Edit: The probabilistic context below is probably not important. The question is simply why $(f_n)$ converges uniformly to $\pi^{-1}(x(1-x))^{-1/2}$ on compact subsets of $(0,1)$, where $f_n$ is the step function equal to $n{2k \choose k}{2\left(n-k\right) \choose n-k}2^{-2n}$ on $[\frac{k}{n},\frac{k+1}{n}]$. Pointwise convergence follows from Stirling's Approximation.
Originial formulation, including the context:
I am reading the proof of Theorem 4.9.5 in Probability: Theory and Examples by Durett, available online here (page 265 of the book / page 273 of the PDF file).

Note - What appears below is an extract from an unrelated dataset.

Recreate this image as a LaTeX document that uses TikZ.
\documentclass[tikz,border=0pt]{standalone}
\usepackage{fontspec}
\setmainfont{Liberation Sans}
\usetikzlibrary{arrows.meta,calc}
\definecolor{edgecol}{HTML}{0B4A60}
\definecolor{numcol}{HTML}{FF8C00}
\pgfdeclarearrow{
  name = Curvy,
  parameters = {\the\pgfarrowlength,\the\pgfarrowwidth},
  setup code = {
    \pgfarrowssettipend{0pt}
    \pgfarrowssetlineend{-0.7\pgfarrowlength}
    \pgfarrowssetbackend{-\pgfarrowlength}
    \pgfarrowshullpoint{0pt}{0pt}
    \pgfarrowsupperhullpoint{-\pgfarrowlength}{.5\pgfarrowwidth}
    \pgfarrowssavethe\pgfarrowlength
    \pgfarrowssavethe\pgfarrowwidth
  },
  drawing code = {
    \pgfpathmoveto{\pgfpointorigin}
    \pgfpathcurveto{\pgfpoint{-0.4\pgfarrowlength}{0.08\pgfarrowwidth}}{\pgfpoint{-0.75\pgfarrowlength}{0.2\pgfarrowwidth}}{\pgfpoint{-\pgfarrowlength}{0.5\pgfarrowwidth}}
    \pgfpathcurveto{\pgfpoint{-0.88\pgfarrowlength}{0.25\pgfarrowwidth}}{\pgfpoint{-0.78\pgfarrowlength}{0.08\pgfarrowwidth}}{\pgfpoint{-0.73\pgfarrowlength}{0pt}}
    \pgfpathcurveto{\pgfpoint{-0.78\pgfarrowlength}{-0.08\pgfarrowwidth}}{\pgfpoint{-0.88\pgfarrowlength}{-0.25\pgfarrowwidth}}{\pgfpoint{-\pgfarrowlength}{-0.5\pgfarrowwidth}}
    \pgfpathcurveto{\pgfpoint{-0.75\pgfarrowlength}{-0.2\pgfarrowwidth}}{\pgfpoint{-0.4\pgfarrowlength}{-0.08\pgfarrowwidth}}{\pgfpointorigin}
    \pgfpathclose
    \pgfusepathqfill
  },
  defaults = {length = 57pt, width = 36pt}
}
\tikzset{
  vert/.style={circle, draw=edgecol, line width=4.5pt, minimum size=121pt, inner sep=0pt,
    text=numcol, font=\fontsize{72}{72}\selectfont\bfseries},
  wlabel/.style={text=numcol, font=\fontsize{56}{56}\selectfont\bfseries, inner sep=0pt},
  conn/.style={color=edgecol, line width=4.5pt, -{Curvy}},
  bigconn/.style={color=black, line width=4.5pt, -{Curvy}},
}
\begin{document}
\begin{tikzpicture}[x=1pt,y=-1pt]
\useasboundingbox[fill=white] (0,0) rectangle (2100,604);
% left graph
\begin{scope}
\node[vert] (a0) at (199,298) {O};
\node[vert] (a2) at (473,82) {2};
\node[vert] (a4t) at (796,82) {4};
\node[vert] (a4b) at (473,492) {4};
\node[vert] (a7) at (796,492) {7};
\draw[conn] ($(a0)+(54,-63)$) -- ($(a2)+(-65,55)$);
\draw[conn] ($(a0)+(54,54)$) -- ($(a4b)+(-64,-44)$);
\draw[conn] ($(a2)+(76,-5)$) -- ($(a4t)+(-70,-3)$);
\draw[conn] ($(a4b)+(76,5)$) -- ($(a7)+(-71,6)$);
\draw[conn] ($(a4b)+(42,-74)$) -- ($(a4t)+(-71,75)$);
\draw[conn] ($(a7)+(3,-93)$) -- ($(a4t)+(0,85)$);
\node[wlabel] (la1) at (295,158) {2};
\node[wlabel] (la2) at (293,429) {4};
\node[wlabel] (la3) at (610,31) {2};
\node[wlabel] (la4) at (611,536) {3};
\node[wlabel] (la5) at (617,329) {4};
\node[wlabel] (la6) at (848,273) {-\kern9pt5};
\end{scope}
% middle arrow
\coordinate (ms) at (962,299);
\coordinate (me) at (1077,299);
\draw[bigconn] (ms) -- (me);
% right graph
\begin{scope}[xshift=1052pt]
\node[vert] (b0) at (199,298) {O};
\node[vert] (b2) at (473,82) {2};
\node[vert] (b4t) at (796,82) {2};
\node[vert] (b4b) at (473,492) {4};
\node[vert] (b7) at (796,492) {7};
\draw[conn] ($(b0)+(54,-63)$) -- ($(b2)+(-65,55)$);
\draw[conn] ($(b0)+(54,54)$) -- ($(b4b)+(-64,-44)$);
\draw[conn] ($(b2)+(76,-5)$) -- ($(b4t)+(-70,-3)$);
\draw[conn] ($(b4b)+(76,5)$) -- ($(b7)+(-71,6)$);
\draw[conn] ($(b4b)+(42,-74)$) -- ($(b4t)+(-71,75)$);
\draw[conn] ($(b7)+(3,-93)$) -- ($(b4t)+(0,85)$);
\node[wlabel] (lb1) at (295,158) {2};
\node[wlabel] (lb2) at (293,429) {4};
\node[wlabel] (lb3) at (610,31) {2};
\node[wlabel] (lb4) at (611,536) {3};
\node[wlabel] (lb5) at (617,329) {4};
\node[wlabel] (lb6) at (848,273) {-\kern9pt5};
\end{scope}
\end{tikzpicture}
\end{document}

Let $X_1,X_2,\dotsc$ be i.i.d. with $P(X_i=1)=P(X_i=-1)=\frac{1}{2}$. Let $S_n=X_1+\cdots+X_n$ (a simple random walk). Let $L_{n}=\sup\{m\leq 2n\mid S_m=0\}$ (the last visit to $0$ among the first $2n$ steps).
What I do understand:
- $nP(L_{2n}=2k)=n{2k \choose k}{2\left(n-k\right) \choose n-k}2^{-2n}\to\pi^{-1}(x(1-x))^{-1/2}$ as $n\to\infty$ and $k/n\to x$.

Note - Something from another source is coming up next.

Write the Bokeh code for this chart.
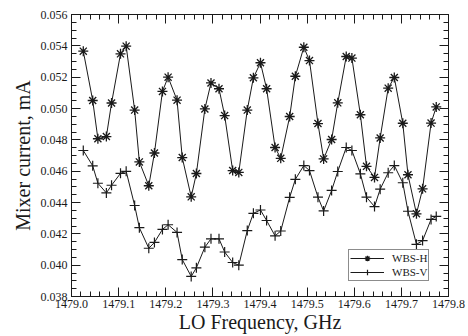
import numpy as np
from bokeh.plotting import figure
from bokeh.models import (Range1d, LinearAxis, FixedTicker,
                          NumeralTickFormatter, Legend, LegendItem)
from bokeh.embed import file_html
from bokeh.resources import INLINE

# LO frequency (GHz)
freq = [1479.025, 1479.045, 1479.056, 1479.074, 1479.085, 1479.104, 1479.116,
        1479.134, 1479.144, 1479.164, 1479.176, 1479.193, 1479.205, 1479.224,
        1479.235, 1479.254, 1479.265, 1479.283, 1479.296, 1479.313, 1479.325,
        1479.342, 1479.355, 1479.373, 1479.386, 1479.401, 1479.414, 1479.432,
        1479.444, 1479.463, 1479.475, 1479.493, 1479.505, 1479.523, 1479.535,
        1479.552, 1479.565, 1479.583, 1479.595, 1479.613, 1479.626, 1479.643,
        1479.655, 1479.672, 1479.685, 1479.703, 1479.714, 1479.732, 1479.745,
        1479.763, 1479.774]

# Mixer current (mA)
wbs_h = [0.05366, 0.05051, 0.04807, 0.04821, 0.05035, 0.05349, 0.05398,
         0.04990, 0.04659, 0.04507, 0.04716, 0.05109, 0.05200, 0.05053,
         0.04687, 0.04436, 0.04585, 0.04997, 0.05163, 0.05126, 0.04955,
         0.04604, 0.04592, 0.04990, 0.05196, 0.05292, 0.05126, 0.04751,
         0.04682, 0.04949, 0.05206, 0.05391, 0.05306, 0.04904, 0.04678,
         0.04802, 0.05036, 0.05332, 0.05322, 0.04960, 0.04631, 0.04560,
         0.04812, 0.05130, 0.05198, 0.04906, 0.04577, 0.04328, 0.04487,
         0.04907, 0.05010]

wbs_v = [0.04732, 0.04634, 0.04523, 0.04461, 0.04510, 0.04586, 0.04599,
         0.04381, 0.04239, 0.04108, 0.04145, 0.04228, 0.04258, 0.04209,
         0.04036, 0.03928, 0.03983, 0.04115, 0.04168, 0.04168, 0.04084,
         0.04017, 0.04000, 0.04221, 0.04331, 0.04352, 0.04285, 0.04187,
         0.04218, 0.04433, 0.04548, 0.04636, 0.04604, 0.04434, 0.04346,
         0.04477, 0.04598, 0.04751, 0.04732, 0.04583, 0.04434, 0.04374,
         0.04485, 0.04590, 0.04636, 0.04526, 0.04344, 0.04133, 0.04157,
         0.04292, 0.04311]

labels = ["WBS-H", "WBS-V"]

# tick values
x_major = [1479.0, 1479.1, 1479.2, 1479.3, 1479.4, 1479.5, 1479.6, 1479.7, 1479.8]
y_major = [0.038, 0.040, 0.042, 0.044, 0.046, 0.048, 0.050, 0.052, 0.054, 0.056]
x_minor = list(np.round(np.arange(x_major[0], x_major[-1] + 1e-9, 0.02), 3))
y_minor = list(np.round(np.arange(y_major[0], y_major[-1] + 1e-12, 0.0005), 5))

FONT = "Liberation Serif"
INK = "#1a1a1a"

p = figure(width=468, height=336, output_backend="svg", toolbar_location=None,
           x_range=Range1d(1479.0, 1479.8), y_range=Range1d(0.038, 0.056),
           min_border_left=71, min_border_top=14, min_border_right=20,
           min_border_bottom=40, x_axis_location=None, y_axis_location=None)
p.xgrid.visible = False
p.ygrid.visible = False
p.outline_line_color = INK
p.outline_line_width = 1
p.background_fill_color = "white"
p.border_fill_color = "white"


def style(ax):
    ax.axis_line_color = INK
    ax.major_tick_line_color = INK
    ax.minor_tick_line_color = INK
    ax.major_tick_out = 0
    ax.minor_tick_out = 0
    ax.major_tick_in = 9
    ax.minor_tick_in = 5
    ax.major_label_text_font = FONT
    ax.major_label_text_color = INK
    ax.major_label_text_font_size = "12px"
    ax.axis_label_text_font = FONT
    ax.axis_label_text_font_style = "normal"
    ax.axis_label_text_color = INK
    ax.axis_label_text_font_size = "20px"
    return ax


xb = style(LinearAxis(ticker=FixedTicker(ticks=x_major, minor_ticks=x_minor),
                      formatter=NumeralTickFormatter(format="0.0")))
xb.axis_label = "LO Frequency, GHz"
xb.major_label_standoff = 3
xb.axis_label_standoff = 0
yl = style(LinearAxis(ticker=FixedTicker(ticks=y_major, minor_ticks=y_minor),
                      formatter=NumeralTickFormatter(format="0.000")))
yl.axis_label = "Mixer current, mA"
yl.major_label_standoff = 4
yl.axis_label_standoff = 4
p.add_layout(xb, "below")
p.add_layout(yl, "left")


def tick_only(ticks, length):
    ax = LinearAxis(ticker=FixedTicker(ticks=[], minor_ticks=ticks))
    ax.axis_line_color = None
    ax.major_tick_line_color = None
    ax.minor_tick_line_color = INK
    ax.minor_tick_out = 0
    ax.minor_tick_in = length
    ax.major_tick_out = 0
    ax.major_tick_in = 0
    ax.major_label_standoff = 0
    ax.axis_label_standoff = 0
    return ax


p.add_layout(tick_only(x_major, 9), "above")
p.add_layout(tick_only(x_minor, 5), "above")
p.add_layout(tick_only(y_major, 9), "right")
p.add_layout(tick_only(y_minor, 5), "right")

lh = p.line(freq, wbs_h, line_color=INK, line_width=1)
sh = p.scatter(freq, wbs_h, marker="asterisk", size=10, line_color=INK, line_width=1.3)
lv = p.line(freq, wbs_v, line_color=INK, line_width=1)
sv = p.scatter(freq, wbs_v, marker="cross", size=10, line_color=INK, line_width=1.2)

legend = Legend(items=[LegendItem(label=labels[0], renderers=[lh, sh]),
                       LegendItem(label=labels[1], renderers=[lv, sv])],
                location=(277, 15))
legend.border_line_color = INK
legend.border_line_width = 1
legend.background_fill_color = "white"
legend.background_fill_alpha = 1
legend.label_text_font = FONT
legend.label_text_font_size = "11px"
legend.label_text_color = INK
legend.glyph_width = 34
legend.glyph_height = 14
legend.label_height = 14
legend.label_standoff = 8
legend.padding = 1
legend.spacing = 0
legend.margin = 0
p.add_layout(legend)

open("out.html", "w").write(file_html(p, INLINE))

- Defintion: $f_n$ is a step function equal to $nP(L_{2n}=2k)$ on $[\frac{k}{n},\frac{k+1}{n}]$.
What I do not understand:
A bit later in the proof, it is claimed that $f_n$ converges uniformly on compact sets (Edit: I mean on compact subsets of $(0,1)$).
Why is the convergence uniform on these compact sets?